I have packaging of zfsonlinux (for upstream git revisions) that is in need of review [1]. It builds, and zfs-dkms builds as well. I have only done very superficial testing (i.e., the zfs module loads, you can create a pool). This was somewhat nontrivial because upstream recently merged spl, the "Solaris Porting Layer", into zfsonlinux. In the short term, this made packaging more challenging, but in the long term it will make maintenance much easier. Highlights from this new packaging: 1. Upstream now ships explicit an statement of kernel version compatibility [2]. I've integrated that into the debian packaging, so the maintainer will no longer have to update that manually. 2. Tunable parameter to put architecture independent zfs scripts in a Debian FHS compliant location [3]. Hopefully, future additions of scripts will use this parameter and Debian will get that compliance "for free". I expect this to be merged relatively soon, further simplifying the packaging. 3. debian/update-git , which automatically builds a changelog for an upstream git revision. Another tool to simplify an ambitious user's desire to build a recent git version. I'd appreciate feedback. Thanks, Antonio Russo [1] https://salsa.debian.org/aerusso-guest/zfs/commits/debian/git [2] https://github.com/zfsonlinux/zfs/pull/7571 [3] https://github.com/zfsonlinux/zfs/pull/7597
as promised, and unfortunately delayed a bit longer than I wanted. thanks for the initial push - some of the points are more for a discussion with upstream regarding their inclusion of some variant of this, some are for debian experimental. - compat 12 is IMHO too new for anything except experimental, it's still subject to change. - given the different licences and thus parts of the archive, I am not sure whether we can merge zfs-dkms and spl-dkms inside Debian - which distros do we want to support upstream? Debian Stretch+, Ubuntu Xenial/Bionic/Cosmic? just the latest ones? - compat 10 or 11? Stretch only has 10 without backports.. debian/rules: - chmod a-x files should be on separate lines, otherwise git blame is stupid ;) - same for copied/installed scripts that need to be listed explicitly (DKMS) - the dmks.mkconf call does not belong into dh_auto_install (semantically). does it need to be there or can we move it to dh_auto_configure or dh_auto_build ? why not keep it in override_dh_dkms? - same for the "make dist" call, which should probably be run before the build to prevent mistakes in "make dist" from tainting DKMS sources with build products? - debian/git-version.sh could benefit from some comments/rationale ;) - debian/git-version.sh does not handle actual release tags correctly (the resulting package version is a native one) - debian/git-version.sh should probably somehow handle adding a pkgrelease suffix as well? maybe as optional, second parameter (defaulting to 1), and in case it is ommitted but d/changelog contains the same version with -1, bump it to -2? - debian/update-git: it would be cool to pre-populate the changelog with a shortlog since the previous version (if the previous version matches either the git-describe or release tag versioning scheme, alternatively we could just encode the git commit in the changelog like "gbp dch --snapshot" does?) I'll do some test builds and check the resulting packages later on - thanks for getting the ball rolling!

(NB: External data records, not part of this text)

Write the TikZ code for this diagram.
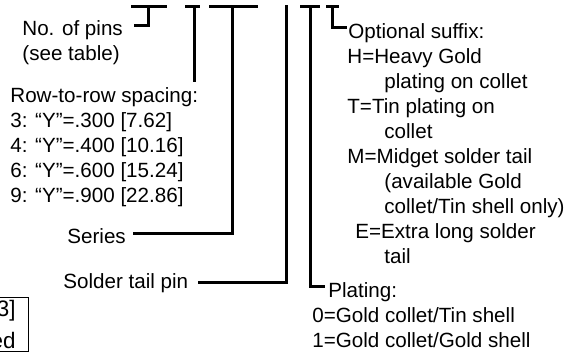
\documentclass[tikz,border=0pt]{standalone}
\usepackage{fontspec}
\setmainfont{Liberation Sans}
\usetikzlibrary{positioning}

\begin{document}
\begin{tikzpicture}[x=0.5pt,y=-0.5pt,
	lbl/.style={font=\fontsize{10.3}{12.5}\selectfont, inner sep=0pt, align=left, anchor=base west},
	lead/.style={line width=1.5pt},
	boxnote/.style={draw, line width=0.5pt, font=\fontsize{11.2}{16}\selectfont, align=right, inner xsep=6.5pt, inner ysep=1.5pt, anchor=north east}]
	\useasboundingbox (0,0) rectangle (574,354);

	% labels (multi-line ones sit on the baseline of their last line)
	\node[lbl] (pins) at (22,35) {No. of pins};
	\node[lbl] (pinsnote) at (22,60) {(see table)};
	\node[lbl] (row) at (10,102) {Row-to-row spacing:};
	\node[lbl] (rowlist) at (10,202) {3: “Y”=.300 [7.62]\\4: “Y”=.400 [10.16]\\6: “Y”=.600 [15.24]\\9: “Y”=.900 [22.86]};
	\node[lbl] (series) at (67,243) {Series};
	\node[lbl] (tail) at (63,288) {Solder tail pin};
	\node[lbl] (suffix) at (348,38) {Optional suffix:};
	\node[lbl] (suffixlist) at (347,263) {H=Heavy Gold\\\hspace*{18.5pt}plating on collet\\T=Tin plating on\\\hspace*{18.5pt}collet\\M=Midget solder tail\\\hspace*{18.5pt}(available Gold\\\hspace*{18.5pt}collet/Tin shell only)\\\hspace*{4pt}E=Extra long solder\\\hspace*{18.5pt}tail};
	\node[lbl] (plating) at (328,297) {Plating:};
	\node[lbl] (platinglist) at (312,347) {0=Gold collet/Tin shell\\1=Gold collet/Gold shell};
	\node[boxnote] (note) at (29,297) {3]\\ed};

	% tops of the brackets
	\coordinate (pinsbar) at (148,6);
	\coordinate (rowbar) at (194,6);
	\coordinate (seriesbar) at (232,6);
	\coordinate (tailtop) at (286,5);
	\coordinate (platbar) at (310,6);
	\coordinate (sufbar) at (332,6);

	\draw[lead] (pinsbar) ++(-17,0) -- ++(36,0)
		(pinsbar) |- ([xshift=5.5pt,yshift=1.9pt]pins.east);
	\draw[lead] (rowbar) ++(-9,0) -- ++(15,0);
	\draw[lead, shorten >=2.5pt] (rowbar) -- (rowbar |- row.north);
	\draw[lead] (seriesbar) ++(-23,0) -- ++(49,0)
		(seriesbar) |- ([xshift=3.5pt,yshift=1pt]series.east);
	\draw[lead] (tailtop) |- ([xshift=4.5pt]tail.east);
	\draw[lead] (platbar) ++(-10,0) -- ++(20,0)
		(platbar) |- ([xshift=-1.5pt,yshift=2.4pt]plating.west);
	\draw[lead] (sufbar) ++(-6,0) -- ++(13,0)
		(sufbar) |- ([xshift=-0.5pt,yshift=2.4pt]suffix.west);
\end{tikzpicture}
\end{document}
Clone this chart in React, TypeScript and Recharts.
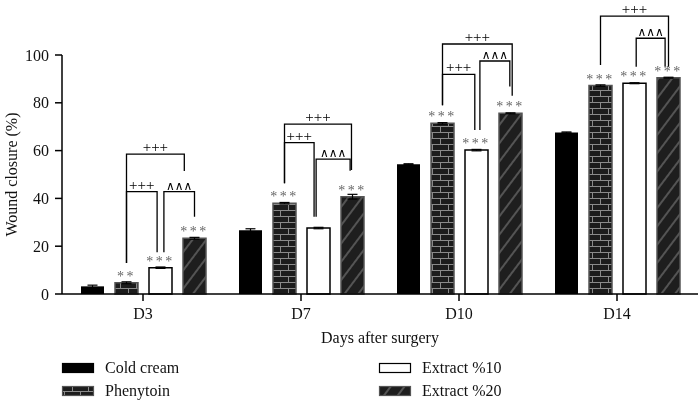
import React from 'react';
import { BarChart, Bar, XAxis, YAxis, ErrorBar, LabelList, Legend } from 'recharts';

const FONT = "'Liberation Serif', 'DejaVu Serif', serif";

// Wound closure (%)
const days = ['D3', 'D7', 'D10', 'D14'];
const coldCream = [3.2, 26.7, 54.3, 67.6];
const phenytoin = [4.7, 38.0, 71.4, 87.2];
const extract10 = [11.0, 27.6, 60.2, 88.2];
const extract20 = [23.3, 40.7, 75.6, 90.5];

const coldCreamErr = [0.5, 0.6, 0.2, 0.2];
const phenytoinErr = [0.4, 0.3, 0.3, 0.3];
const extract10Err = [0.3, 0.3, 0.3, 0.2];
const extract20Err = [0.4, 1.0, 0.2, 0.2];

// significance marks vs cold cream
const phenytoinStars = ['**', '***', '***', '***'];
const extract10Stars = ['***', '', '***', '***'];
const extract20Stars = ['***', '***', '***', '***'];

const yTicks = [0, 20, 40, 60, 80, 100];
const seriesNames = ['Cold cream', 'Phenytoin', 'Extract %10', 'Extract %20'];

// comparison brackets: day index, text, bar slots (0..3), levels in %
const brackets = [
  { day: 0, text: '+++', from: 1, to: 2.7, top: 58.5, left: 13, right: 51.5 },
  { day: 0, text: '+++', from: 1, to: 1.9, top: 42.8, left: 13, right: 17.5 },
  { day: 0, text: '∧∧∧', from: 2.1, to: 3, top: 42.8, left: 17.5, right: 32.3 },
  { day: 1, text: '+++', from: 1, to: 2.97, top: 71.1, left: 46.3, right: 51.9 },
  { day: 1, text: '+++', from: 1, to: 1.87, top: 63.3, left: 46.3, right: 32.3 },
  { day: 1, text: '∧∧∧', from: 1.93, to: 2.93, top: 56.4, left: 32.3, right: 51.6 },
  { day: 2, text: '+++', from: 1, to: 3.05, top: 104.6, left: 79, right: 83 },
  { day: 2, text: '+++', from: 1, to: 1.95, top: 91.9, left: 79, right: 68.6 },
  { day: 2, text: '∧∧∧', from: 2.1, to: 2.98, top: 97.5, left: 68.6, right: 86.8 },
  { day: 3, text: '+++', from: 1, to: 3.0, top: 116.3, left: 95.8, right: 95.1 },
  { day: 3, text: '∧∧∧', from: 2.05, to: 2.9, top: 107, left: 95.1, right: 95.1 },
];

const data = days.map((day, i) => ({
  day,
  cold: coldCream[i],
  phen: phenytoin[i],
  ext10: extract10[i],
  ext20: extract20[i],
  coldErr: coldCreamErr[i],
  phenErr: phenytoinErr[i],
  ext10Err: extract10Err[i],
  ext20Err: extract20Err[i],
}));

const BAR_SIZE = 23;
const BAR_GAP = 11;

const Patterns = ({ prefix }: { prefix: string }) => (
  <defs>
    <pattern id={`${prefix}-brick`} patternUnits="userSpaceOnUse" width={16} height={12}>
      <rect width={16} height={12} fill="#1c1c1c" />
      <path d="M0 0.5H16M0 6.5H16M0.5 0V6M8.5 6V12" stroke="#8a8a8a" strokeWidth={1} />
    </pattern>
    <pattern id={`${prefix}-diag`} patternUnits="userSpaceOnUse" width={11} height={11} patternTransform="rotate(37)">
      <rect width={11} height={11} fill="#1e1e1e" />
      <path d="M1 0V11" stroke="#8a8a8a" strokeWidth={1} />
    </pattern>
  </defs>
);

const starLabel = (stars: string[]) => (props: any) => {
  const { viewBox, index } = props;
  const s = stars[index];
  if (!s || !viewBox) return null;
  return (
    <text
      x={viewBox.x + viewBox.width / 2}
      y={viewBox.y - 2}
      textAnchor="middle"
      fontSize={14}
      letterSpacing={2.5}
      fill="#666"
      fontFamily={FONT}
    >
      {s}
    </text>
  );
};

// draws the brackets for one day group, using the last bar's own geometry for scale
const BracketLabel = (props: any) => {
  const { viewBox, index, value } = props;
  if (!viewBox || !value) return null;
  const { x, y, width, height } = viewBox;
  const base = y + height;
  const unit = height / value;
  const pitch = BAR_SIZE + BAR_GAP;
  const sx = (s: number) => x + width / 2 - (3 - s) * pitch;
  const sy = (v: number) => base - v * unit;
  return (
    <g>
      {brackets
        .filter((b) => b.day === index)
        .map((b, k) => (
          <g key={k}>
            <path
              d={`M${sx(b.from)} ${sy(b.left)}V${sy(b.top)}H${sx(b.to)}V${sy(b.right)}`}
              fill="none"
              stroke="#000"
              strokeWidth={1.3}
            />
            <text
              x={(sx(b.from) + sx(b.to)) / 2}
              y={sy(b.top) - 2}
              textAnchor="middle"
              fontSize={b.text === '+++' ? 15 : 12}
              fill="#000"
              fontFamily={FONT}
            >
              {b.text}
            </text>
          </g>
        ))}
    </g>
  );
};

const YLabel = (props: any) => {
  const vb = props.viewBox;
  const cy = vb.y + vb.height / 2;
  return (
    <text x={17} y={cy} transform={`rotate(-90, 17, ${cy})`} textAnchor="middle" fontSize={16} fill="#111" fontFamily={FONT}>
      Wound closure (%)
    </text>
  );
};

const XLabel = (props: any) => {
  const vb = props.viewBox;
  return (
    <text x={vb.x + vb.width / 2} y={vb.y + 49} textAnchor="middle" fontSize={16} fill="#111" fontFamily={FONT}>
      Days after surgery
    </text>
  );
};

const swatchFills = ['#000', 'url(#lg-brick)', '#fff', 'url(#lg-diag)'];
const swatchStrokes = ['#000', '#555', '#000', '#555'];

const LegendContent = () => {
  const cols = [62, 379];
  const rows = [8, 31];
  return (
    <svg width={698} height={45}>
      <Patterns prefix="lg" />
      {seriesNames.map((name, i) => {
        const cx = cols[Math.floor(i / 2)];
        const ry = rows[i % 2];
        return (
          <g key={name}>
            <rect x={cx + 0.5} y={ry + 0.5} width={31} height={9} fill={swatchFills[i]} stroke={swatchStrokes[i]} strokeWidth={1.2} />
            <text x={cx + 43} y={ry + 10} fontSize={16} fill="#111" fontFamily={FONT}>
              {name}
            </text>
          </g>
        );
      })}
    </svg>
  );
};

export default function App() {
  return (
    <div style={{ position: 'absolute', left: 0, top: 0, width: 698, height: 400, willChange: 'transform' }}>
      <BarChart
        width={698}
        height={400}
        data={data}
        margin={{ top: 55, right: 0, bottom: 0, left: 0 }}
        barSize={BAR_SIZE}
        barGap={BAR_GAP}
        style={{ fontFamily: FONT }}
      >
        <Patterns prefix="ch" />
        <XAxis
          dataKey="day"
          height={106}
          padding={{ left: 2, right: 2 }}
          tickSize={7}
          tickMargin={7}
          axisLine={{ stroke: '#000', strokeWidth: 1.5 }}
          tickLine={{ stroke: '#000', strokeWidth: 1.5 }}
          tick={{ fontSize: 16, fill: '#111', fontFamily: FONT }}
          label={{ content: XLabel }}
        />
        <YAxis
          width={62}
          domain={[0, 100]}
          ticks={yTicks}
          interval={0}
          tickSize={7}
          tickMargin={6}
          axisLine={{ stroke: '#000', strokeWidth: 1.5 }}
          tickLine={{ stroke: '#000', strokeWidth: 1.5 }}
          tick={{ fontSize: 16, fill: '#111', fontFamily: FONT }}
          label={{ content: YLabel }}
        />
        <Bar dataKey="cold" name={seriesNames[0]} fill="#000" isAnimationActive={false}>
          <ErrorBar dataKey="coldErr" width={5} stroke="#000" strokeWidth={1.2} direction="y" />
        </Bar>
        <Bar dataKey="phen" name={seriesNames[1]} fill="url(#ch-brick)" stroke="#555" strokeWidth={1.5} isAnimationActive={false}>
          <ErrorBar dataKey="phenErr" width={5} stroke="#000" strokeWidth={1.2} direction="y" />
          <LabelList dataKey="phen" content={starLabel(phenytoinStars)} />
        </Bar>
        <Bar dataKey="ext10" name={seriesNames[2]} fill="#fff" stroke="#000" strokeWidth={1.5} isAnimationActive={false}>
          <ErrorBar dataKey="ext10Err" width={5} stroke="#000" strokeWidth={1.2} direction="y" />
          <LabelList dataKey="ext10" content={starLabel(extract10Stars)} />
        </Bar>
        <Bar dataKey="ext20" name={seriesNames[3]} fill="url(#ch-diag)" stroke="#555" strokeWidth={1.5} isAnimationActive={false}>
          <ErrorBar dataKey="ext20Err" width={5} stroke="#000" strokeWidth={1.2} direction="y" />
          <LabelList dataKey="ext20" content={starLabel(extract20Stars)} />
          <LabelList dataKey="ext20" content={BracketLabel} />
        </Bar>
        <Legend
          layout="horizontal"
          verticalAlign="middle"
          align="center"
          content={LegendContent}
          wrapperStyle={{ position: 'absolute', top: 355, left: 0, width: 698, height: 45 }}
        />
      </BarChart>
    </div>
  );
}
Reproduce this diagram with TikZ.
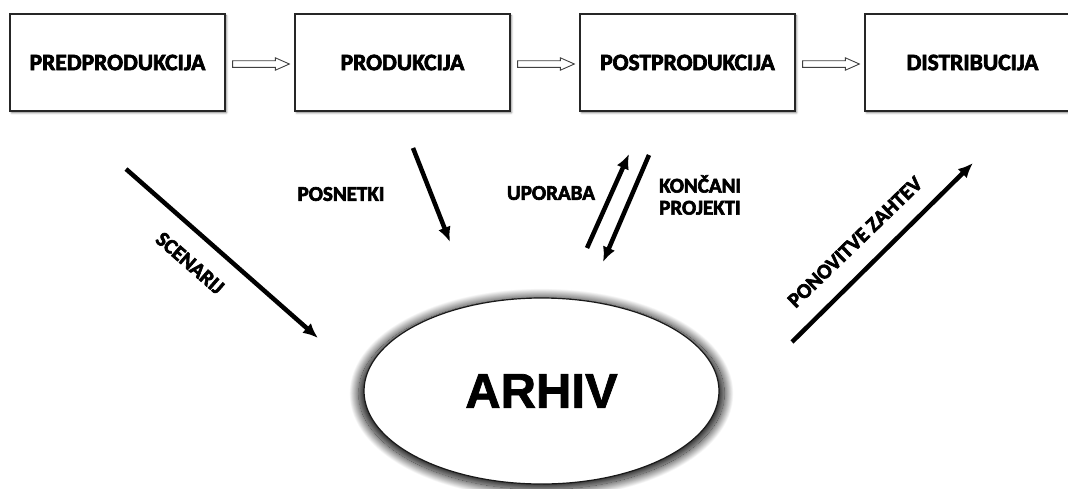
\documentclass[tikz,border=0pt]{standalone}
\usepackage{fontspec}
\usetikzlibrary{calc,arrows.meta,shapes.geometric,shadows.blur}
\newfontfamily\labelfont{Carlito}[UprightFont={* Bold},FakeBold=3]
\newfontfamily\archfont{Liberation Sans}[UprightFont={* Bold},FakeBold=1.5]

\tikzset{
  stage/.style={draw=black!85, line width=1.3pt, fill=white,
    minimum width=215pt, minimum height=97pt, inner sep=0pt,
    font=\labelfont\fontsize{23.5}{26}\selectfont,
    blur shadow={shadow xshift=1.5pt, shadow yshift=-1.8pt,
      shadow blur radius=2pt, shadow opacity=50}},
  hollow/.style={draw=black!75, line width=0.9pt, fill=white, line join=miter},
  flow/.style={line width=4.5pt, -{Latex[length=15pt,width=13pt]}},
  lbl/.style={font=\labelfont\fontsize{21}{22}\selectfont, inner sep=0pt},
  archive/.style={ellipse, draw=black!90, line width=1.2pt, fill=white,
    minimum width=355pt, minimum height=186pt, inner sep=0pt,
    font=\archfont\fontsize{49}{50}\selectfont,
    blur shadow={shadow xshift=0pt, shadow yshift=-2.5pt, shadow scale=1.03,
      shadow blur radius=9pt, shadow blur steps=50, shadow opacity=100}}
}

\begin{document}
\begin{tikzpicture}[x=1pt,y=-1pt]
  \useasboundingbox (0,0) rectangle (1068,488);

  % production stages
  \node[stage] (pre)  at (117.5,62.5) {PREDPRODUKCIJA};
  \node[stage] (pro)  at (402.5,62.5) {PRODUKCIJA};
  \node[stage] (post) at (687.5,62.5) {POSTPRODUKCIJA};
  \node[stage] (dis)  at (972.5,62.5) {DISTRIBUCIJA};

  % hollow block arrows between the stages
  \foreach \a/\b in {pre/pro, pro/post, post/dis}{
    \draw[hollow]
      ($(\a.east)+(7,-1.8)$) -- ($(\b.west)+(-19,-1.8)$) --
      ($(\b.west)+(-19,-4.7)$) -- ($(\b.west)+(-5,1.5)$) --
      ($(\b.west)+(-19,7.7)$) -- ($(\b.west)+(-19,4.8)$) --
      ($(\a.east)+(7,4.8)$) -- cycle;
  }

  % the archive
  \node[archive] (arh) at (541.5,391) {ARHIV};

  % ends of the flows to and from the archive
  \coordinate (scenA) at (126,169);  \coordinate (scenB) at (318,338);
  \coordinate (posnA) at (413,148);  \coordinate (posnB) at (450,242);
  \coordinate (uporA) at (587,248);  \coordinate (uporB) at (629,154);
  \coordinate (koncA) at (649,155);  \coordinate (koncB) at (603,262);
  \coordinate (ponA)  at (792,342);  \coordinate (ponB)  at (973,163);

  \draw[flow] (scenA) -- (scenB);
  \draw[flow] (posnA) -- (posnB);
  \draw[flow] (uporA) -- (uporB);
  \draw[flow] (koncA) -- (koncB);
  \draw[flow] (ponA) -- (ponB);

  % flow labels
  \node[lbl, rotate=-41] (scen) at (190,263) {SCENARIJ};
  \node[lbl] (posn) at (341,194) {POSNETKI};
  \node[lbl] (upor) at (551,193) {UPORABA};
  \node[lbl, align=left, anchor=west] (konc) at (659,195) {KONČANI\\PROJEKTI};
  \node[lbl, rotate=44] (ponov) at (855,242) {PONOVITVE ZAHTEV};
\end{tikzpicture}
\end{document}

dh_missing was added in debhelper 10.3. I'll remove the use, and suffer the deprecation warning. It would be a real pity if we had to keep these packages separated. Everything is much easier to maintain and build in a single package. Moreover, actually separating the now-merged upstream packaging is going to be a challenge---and probably will introduce weird bugs. If, for some reason, this must be separated, I think we should consider automatically building these binaries on the user's machine, like say libdvd-pkg, before we consider splitting splitting the packaging: It would be unacceptable to allow a bug in a filesystem driver to be introduced to work around a licensing issue. I'll formulate the question carefully, and submit it to debian-legal. I will say that the CDDL specifically allows for inclusion in a "Larger Work", and similarly, GPL says that "mere aggregation" is insufficient to have the license apply to the rest of it. What *will* be important is making sure that each source file license is properly tracked in copyright---so as to ensure each distributed non-source file be subject to at most one of the two licenses. As for the section: I imagine it would stay in contrib---for the same reasons it was originally placed there. I only have experience with Debian. The Ubuntu packaging looks very different---in particular, they look like they build the module with the kernel (https://wiki.ubuntu.com/ZFS). I don't see any reason to try to support that. I say we target 10. Changed. It's in override_dh_dkms, and clean it up there too. Cleaned up as suggested. Might as well, since you've noticed it. This sounds reasonable. I was only ever targeting this script at upstream git snapshots. My use case is a script that just checks out and builds the next git version, making it available for use. git-shortlog should be able to do this relatively easily. I'll get around to these last two points eventually. Thanks for looking at this! Antonio
Antonio Russo: You can use dh_missing with a simple "debhelper (>= 10.3~)" in Build-Depends in any compat level. Though in compat level 11 (or earlier) you will have to explicitly ask dh_missing to do something (e.g. by using "dh_missing --list-missing"). Thanks, ~Niels
(trimmed down a bit) I guess there is a sane argument for merging the source and binary packages since upstream does the same. We have to ensure proper transitioning though, especially for spl-dkms to zfs-dkms, both inside Debian, and for users switching to the snapshot packages built from upstream git. If debian-legal/ftp-masters don't object, I am all for it :) This was more meant for upstream inclusion - the more and older distros we want to support, the more attention we need to pay to tooling compatibility. I'm sure there are a lot of Ubuntu users that would like to use upstream snapshot and "most current release" packages. Whether the Ubuntu maintainers want to re-use parts of the then upstream packaging or not is of course up to them. That Ubuntu ships the modules pre-compiled with their kernel is not an issue - zfs-dkms would contain a newer version, and thus be used. Maybe it makes sense to offer two build profiles for DKMS and kmod style binary modules? There is some support for this in d/rules, but I haven't tried the -modules stuff yet. Ubuntu is not the only downstream that does not build ZFS DKMS packages, but ships pre-built modules, and individual users might also want to build the modules once and deploy on many hosts. I know DKMS supports this as well nowadays, but skipping that extra step would still be nice.. Starting with 0.8, it would be nice to also build official upstream release packages with proper Debian packaging. In that spirit, I am all for supporting both "build from release tag" and "build from arbitrary commit".